Les militants de A la Rue entendaient aider le couple, surtout empêcher un renvoi pur et simple dans la nature. «Vous vous rendez compte ! Avec un bébé de 5 mois ! L'hygiène, les besoins quotidiens, les changes», s'insurge Marie-Noëlle, médecin, «l'état de santé est lié à la précarité et au fait qu'ils peuvent être à la rue». Anna, infirmière, est choquée : «Et s'ils dormaient dehors !»
Chantal Lecuyer argumente en droit : «Le CAUDA leur a demandé de libérer la chambre parce que la préfecture fait pression pour avoir des places pour ceux qui arrivent». Elle sort de son cartable des décisions de justice qui confortent ses dires : «des tribunaux administratifs se sont appuyés sur le code de l'action sociale et de la famille (articles L345-2, L345-2-2 et L345-2-3) pour obliger des préfectures à trouver une solution». Maryse Lemarchand insiste : «On n'est pas des caritatifs, on est dans le droit».
A entendre Pierre Couchot, du collectif A la Rue, les deux jeunes Arméniens ont fui leur pays après avoir été dépossédés de leur bien et outil de travail, une station service florissante située entre Erevan et Etchmiadzin, par des «mafieux» proches d'un oligarque au pouvoir. «Mon dossier est béton», assure le militant en résumant la situation : «ils ont été rackettés parce que ça marchait bien : une proposition de rachat pour 15.000 euros. Ils ont répondu qu'ils étaient d'accord pour vendre, mais pas à ce prix. A partir de là, ils ont eu des problèmes, Sassoun a été tabassé, hospitalisé... Ils ont dû partir». S'exiler.

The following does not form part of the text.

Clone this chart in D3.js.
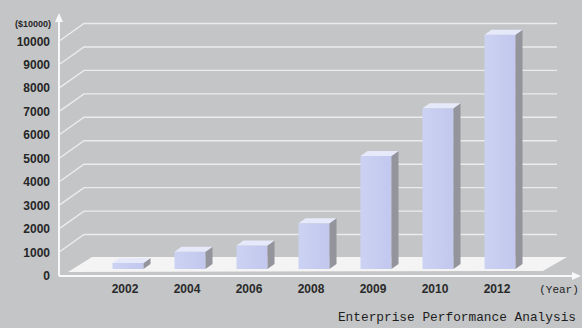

En début d'après-midi, les militants sont revenus à la charge au CAUDA : «on nous a redit que la famille devait quitter les lieux aujourd'hui, signaler sa situation au SAAS alors qu'ils savent que le dispositif est saturé. Le CAUDA fait un signalement de rupture d'hébergement à la DDCSPP...» Du coup, le collectif s'est rendu à la préfecture «où tout se décide», une précédente démarche ayant conduit à une solution pour une autre famille. Au service immigration, il a été indiqué aux militants humanitaires qu'une décision devait être prise ce jeudi, sans plus de précision. «On peut supposer qu'ils pourront être relogés dans l'ancien service de la Mère et l'Enfant de l'ancien hôpital Saint-Jacques», expliquait Viviane Camus à 16 h 30.